• Data shown:
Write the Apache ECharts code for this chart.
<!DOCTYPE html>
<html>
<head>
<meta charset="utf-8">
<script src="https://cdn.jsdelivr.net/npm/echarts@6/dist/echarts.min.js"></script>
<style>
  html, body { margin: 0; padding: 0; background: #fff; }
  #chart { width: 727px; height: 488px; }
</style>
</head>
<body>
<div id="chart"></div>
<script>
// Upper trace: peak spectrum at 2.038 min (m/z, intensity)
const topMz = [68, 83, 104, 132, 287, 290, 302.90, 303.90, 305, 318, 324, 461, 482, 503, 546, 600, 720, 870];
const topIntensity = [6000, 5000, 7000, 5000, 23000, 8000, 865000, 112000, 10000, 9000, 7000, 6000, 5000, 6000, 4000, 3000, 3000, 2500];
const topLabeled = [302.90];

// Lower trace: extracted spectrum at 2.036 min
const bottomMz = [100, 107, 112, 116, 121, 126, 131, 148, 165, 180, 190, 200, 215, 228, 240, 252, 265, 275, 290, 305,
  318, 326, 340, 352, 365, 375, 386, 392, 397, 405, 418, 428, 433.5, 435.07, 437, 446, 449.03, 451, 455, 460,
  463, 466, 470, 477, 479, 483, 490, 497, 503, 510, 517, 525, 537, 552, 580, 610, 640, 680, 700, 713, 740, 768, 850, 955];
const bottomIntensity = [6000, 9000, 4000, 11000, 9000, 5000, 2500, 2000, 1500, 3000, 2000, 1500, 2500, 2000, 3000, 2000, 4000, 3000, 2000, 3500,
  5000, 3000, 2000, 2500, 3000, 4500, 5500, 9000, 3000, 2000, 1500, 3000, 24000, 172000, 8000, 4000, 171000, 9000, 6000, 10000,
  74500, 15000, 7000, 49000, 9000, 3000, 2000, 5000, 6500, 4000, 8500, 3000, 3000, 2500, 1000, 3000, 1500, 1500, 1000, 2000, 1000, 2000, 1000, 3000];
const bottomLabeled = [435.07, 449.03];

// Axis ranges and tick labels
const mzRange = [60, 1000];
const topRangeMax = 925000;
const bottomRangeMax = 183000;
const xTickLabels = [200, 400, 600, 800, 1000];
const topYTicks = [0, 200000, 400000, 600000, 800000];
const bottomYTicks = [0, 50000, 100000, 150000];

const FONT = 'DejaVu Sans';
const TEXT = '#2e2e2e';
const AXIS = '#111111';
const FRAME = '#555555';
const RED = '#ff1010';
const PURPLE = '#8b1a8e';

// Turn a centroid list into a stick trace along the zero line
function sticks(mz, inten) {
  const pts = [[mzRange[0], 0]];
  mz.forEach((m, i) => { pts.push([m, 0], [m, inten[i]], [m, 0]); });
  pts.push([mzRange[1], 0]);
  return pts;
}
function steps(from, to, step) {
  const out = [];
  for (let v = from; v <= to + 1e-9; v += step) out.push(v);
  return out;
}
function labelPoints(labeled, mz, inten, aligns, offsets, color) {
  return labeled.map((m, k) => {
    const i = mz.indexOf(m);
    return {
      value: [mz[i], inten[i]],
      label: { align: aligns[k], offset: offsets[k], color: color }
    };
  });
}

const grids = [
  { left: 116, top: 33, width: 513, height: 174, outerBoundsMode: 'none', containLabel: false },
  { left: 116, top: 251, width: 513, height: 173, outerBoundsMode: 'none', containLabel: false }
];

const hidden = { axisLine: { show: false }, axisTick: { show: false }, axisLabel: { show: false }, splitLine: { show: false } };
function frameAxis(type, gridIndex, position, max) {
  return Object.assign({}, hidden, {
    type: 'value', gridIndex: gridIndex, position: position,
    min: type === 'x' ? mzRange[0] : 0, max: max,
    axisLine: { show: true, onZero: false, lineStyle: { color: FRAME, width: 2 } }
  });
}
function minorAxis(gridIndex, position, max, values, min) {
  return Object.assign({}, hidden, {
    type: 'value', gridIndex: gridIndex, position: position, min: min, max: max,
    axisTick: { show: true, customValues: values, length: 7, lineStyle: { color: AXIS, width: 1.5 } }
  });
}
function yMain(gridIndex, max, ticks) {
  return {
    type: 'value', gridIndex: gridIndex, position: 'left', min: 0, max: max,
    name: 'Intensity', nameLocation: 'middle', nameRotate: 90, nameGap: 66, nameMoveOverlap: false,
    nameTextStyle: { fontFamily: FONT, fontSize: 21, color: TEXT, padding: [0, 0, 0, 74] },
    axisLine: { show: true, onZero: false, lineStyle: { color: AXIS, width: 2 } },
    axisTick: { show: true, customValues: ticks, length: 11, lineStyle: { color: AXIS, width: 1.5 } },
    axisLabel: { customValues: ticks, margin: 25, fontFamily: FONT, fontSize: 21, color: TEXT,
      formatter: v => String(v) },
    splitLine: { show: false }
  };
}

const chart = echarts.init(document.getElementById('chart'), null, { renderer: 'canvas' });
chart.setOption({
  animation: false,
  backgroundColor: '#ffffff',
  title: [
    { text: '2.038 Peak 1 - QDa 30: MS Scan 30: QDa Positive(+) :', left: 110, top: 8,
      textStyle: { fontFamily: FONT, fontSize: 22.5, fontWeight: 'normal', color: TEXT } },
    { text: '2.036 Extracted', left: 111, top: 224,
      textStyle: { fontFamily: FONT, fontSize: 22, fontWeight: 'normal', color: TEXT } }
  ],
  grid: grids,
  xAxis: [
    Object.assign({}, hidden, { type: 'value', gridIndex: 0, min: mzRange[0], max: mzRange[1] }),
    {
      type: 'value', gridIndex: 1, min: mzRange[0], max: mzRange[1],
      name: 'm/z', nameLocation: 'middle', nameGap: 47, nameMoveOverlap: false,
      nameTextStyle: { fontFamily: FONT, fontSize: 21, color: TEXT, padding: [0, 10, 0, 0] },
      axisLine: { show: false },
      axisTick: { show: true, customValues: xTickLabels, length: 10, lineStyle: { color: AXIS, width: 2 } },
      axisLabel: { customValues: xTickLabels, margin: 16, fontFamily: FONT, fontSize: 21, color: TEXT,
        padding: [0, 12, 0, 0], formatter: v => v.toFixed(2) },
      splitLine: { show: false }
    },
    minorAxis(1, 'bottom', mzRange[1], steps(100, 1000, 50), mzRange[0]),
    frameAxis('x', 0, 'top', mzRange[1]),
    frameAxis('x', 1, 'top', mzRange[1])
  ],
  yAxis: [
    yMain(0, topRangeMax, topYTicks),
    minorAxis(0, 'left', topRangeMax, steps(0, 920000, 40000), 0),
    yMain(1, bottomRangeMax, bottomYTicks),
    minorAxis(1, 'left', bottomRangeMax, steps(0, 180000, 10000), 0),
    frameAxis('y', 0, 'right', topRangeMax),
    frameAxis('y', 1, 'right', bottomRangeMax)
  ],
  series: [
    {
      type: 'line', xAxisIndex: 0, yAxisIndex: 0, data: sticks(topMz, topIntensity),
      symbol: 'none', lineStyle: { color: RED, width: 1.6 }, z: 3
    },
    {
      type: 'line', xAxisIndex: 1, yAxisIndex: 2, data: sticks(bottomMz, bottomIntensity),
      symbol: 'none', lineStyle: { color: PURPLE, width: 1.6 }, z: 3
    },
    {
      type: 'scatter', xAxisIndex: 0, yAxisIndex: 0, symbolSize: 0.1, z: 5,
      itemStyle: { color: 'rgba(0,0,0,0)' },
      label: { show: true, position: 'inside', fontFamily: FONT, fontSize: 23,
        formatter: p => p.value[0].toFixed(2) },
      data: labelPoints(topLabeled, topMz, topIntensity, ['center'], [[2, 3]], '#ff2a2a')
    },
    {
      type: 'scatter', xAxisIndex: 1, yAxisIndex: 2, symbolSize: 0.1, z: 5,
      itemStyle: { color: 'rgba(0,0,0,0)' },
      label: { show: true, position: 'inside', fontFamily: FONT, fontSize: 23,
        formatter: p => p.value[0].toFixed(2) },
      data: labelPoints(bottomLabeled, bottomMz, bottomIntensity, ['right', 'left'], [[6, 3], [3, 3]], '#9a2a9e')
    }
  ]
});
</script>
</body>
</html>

• Aim:
Only the lines from the beginning of the material above through the line with "const topLabeled = [302.90];" are wanted; extract them exactly.

• Correct result:
Write the Apache ECharts code for this chart.
<!DOCTYPE html>
<html>
<head>
<meta charset="utf-8">
<script src="https://cdn.jsdelivr.net/npm/echarts@6/dist/echarts.min.js"></script>
<style>
  html, body { margin: 0; padding: 0; background: #fff; }
  #chart { width: 727px; height: 488px; }
</style>
</head>
<body>
<div id="chart"></div>
<script>
// Upper trace: peak spectrum at 2.038 min (m/z, intensity)
const topMz = [68, 83, 104, 132, 287, 290, 302.90, 303.90, 305, 318, 324, 461, 482, 503, 546, 600, 720, 870];
const topIntensity = [6000, 5000, 7000, 5000, 23000, 8000, 865000, 112000, 10000, 9000, 7000, 6000, 5000, 6000, 4000, 3000, 3000, 2500];
const topLabeled = [302.90];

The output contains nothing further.